#### [TASK REQUIREMENTS]
Exclude the pictures; give every entry again exactly as written.

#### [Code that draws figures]

────

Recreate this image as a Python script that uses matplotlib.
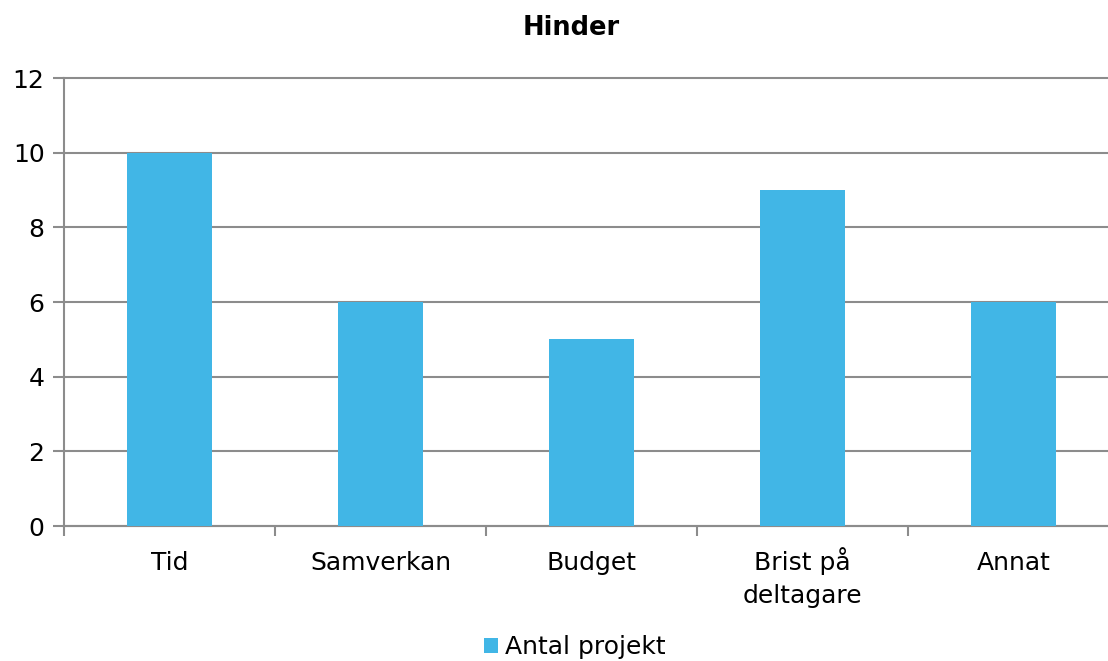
import matplotlib.pyplot as plt
from matplotlib.ticker import FixedLocator, MultipleLocator
import numpy as np

# data
categories = ["Tid", "Samverkan", "Budget", "Brist på\ndeltagare", "Annat"]
antal_projekt = [10, 6, 5, 9, 6]

plt.rcParams['font.family'] = ['DejaVu Sans']

fig = plt.figure(figsize=(11.08, 6.61), dpi=100)
ax = fig.add_axes([64 / 1108, 135 / 661, 1055 / 1108, 448 / 661])

x = np.arange(len(categories))
ax.bar(x, antal_projekt, width=0.4, color="#41B6E6", label="Antal projekt", zorder=3)

ax.set_xlim(-0.5, len(categories) - 0.5)
ax.set_ylim(0, 12)
ax.yaxis.set_major_locator(MultipleLocator(2))
ax.grid(axis="y", color="#8c8c8c", linewidth=1.5, zorder=0)
for gl in ax.get_ygridlines():
    gl.set_clip_on(False)

# boundary ticks, labels drawn line by line so baselines line up
ax.xaxis.set_major_locator(FixedLocator(np.arange(-0.5, len(categories), 1)))
ax.set_xticklabels([])
ax.tick_params(axis="x", which="major", length=7, width=1.5, color="#8c8c8c")
ax.tick_params(axis="y", length=8, width=1.5, color="#8c8c8c", labelsize=18, pad=6)
for xi, lab in zip(x, categories):
    for k, line in enumerate(lab.split("\n")):
        ax.text(xi, -(44 + 33 * k) / 448, line, transform=ax.get_xaxis_transform(),
                ha="center", va="baseline", fontsize=18)

for side in ["top", "right"]:
    ax.spines[side].set_visible(False)
for side in ["left", "bottom"]:
    ax.spines[side].set_color("#8c8c8c")
    ax.spines[side].set_linewidth(1.5)

fig.text(571 / 1108, 1 - 28 / 661, "Hinder", ha="center", va="center",
         fontsize=18.5, fontweight="bold")

fig.legend(loc="center", bbox_to_anchor=(575 / 1108, 1 - 647 / 661), frameon=False,
           fontsize=18, handlelength=0.55, handleheight=0.55, handletextpad=0.3)

fig.savefig("out.png", dpi=100)
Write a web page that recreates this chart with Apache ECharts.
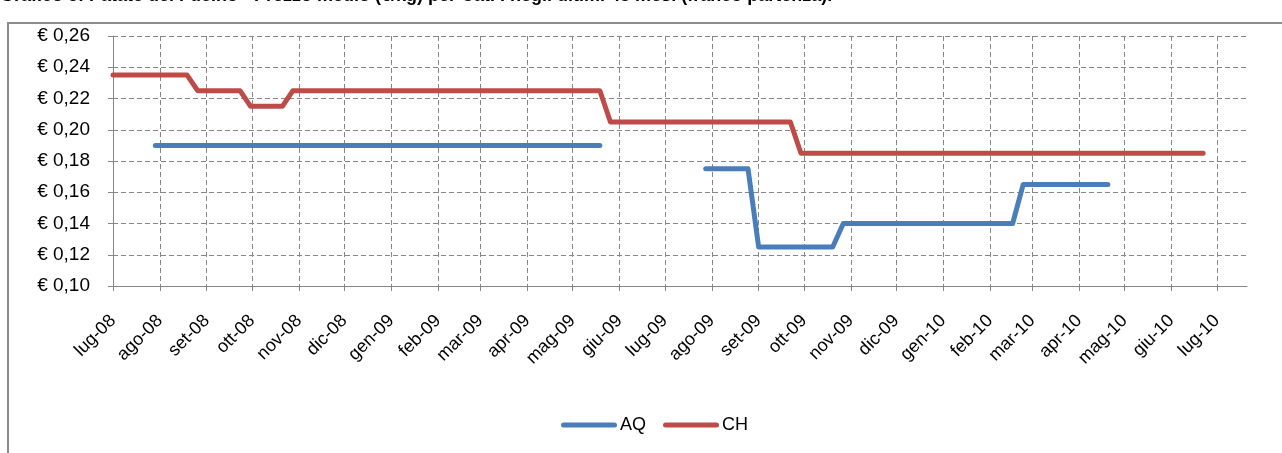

────

#### [FULL OUTPUT]
Recreate this image as a Python script that uses matplotlib.
import matplotlib.pyplot as plt
from matplotlib.ticker import FixedLocator, MultipleLocator
import numpy as np

# data
categories = ["Tid", "Samverkan", "Budget", "Brist på\ndeltagare", "Annat"]
antal_projekt = [10, 6, 5, 9, 6]

plt.rcParams['font.family'] = ['DejaVu Sans']

fig = plt.figure(figsize=(11.08, 6.61), dpi=100)
ax = fig.add_axes([64 / 1108, 135 / 661, 1055 / 1108, 448 / 661])

x = np.arange(len(categories))
ax.bar(x, antal_projekt, width=0.4, color="#41B6E6", label="Antal projekt", zorder=3)

ax.set_xlim(-0.5, len(categories) - 0.5)
ax.set_ylim(0, 12)
ax.yaxis.set_major_locator(MultipleLocator(2))
ax.grid(axis="y", color="#8c8c8c", linewidth=1.5, zorder=0)
for gl in ax.get_ygridlines():
    gl.set_clip_on(False)

# boundary ticks, labels drawn line by line so baselines line up
ax.xaxis.set_major_locator(FixedLocator(np.arange(-0.5, len(categories), 1)))
ax.set_xticklabels([])
ax.tick_params(axis="x", which="major", length=7, width=1.5, color="#8c8c8c")
ax.tick_params(axis="y", length=8, width=1.5, color="#8c8c8c", labelsize=18, pad=6)
for xi, lab in zip(x, categories):
    for k, line in enumerate(lab.split("\n")):
        ax.text(xi, -(44 + 33 * k) / 448, line, transform=ax.get_xaxis_transform(),
                ha="center", va="baseline", fontsize=18)

for side in ["top", "right"]:
    ax.spines[side].set_visible(False)
for side in ["left", "bottom"]:
    ax.spines[side].set_color("#8c8c8c")
    ax.spines[side].set_linewidth(1.5)

fig.text(571 / 1108, 1 - 28 / 661, "Hinder", ha="center", va="center",
         fontsize=18.5, fontweight="bold")

fig.legend(loc="center", bbox_to_anchor=(575 / 1108, 1 - 647 / 661), frameon=False,
           fontsize=18, handlelength=0.55, handleheight=0.55, handletextpad=0.3)

fig.savefig("out.png", dpi=100)
Write a web page that recreates this chart with Apache ECharts.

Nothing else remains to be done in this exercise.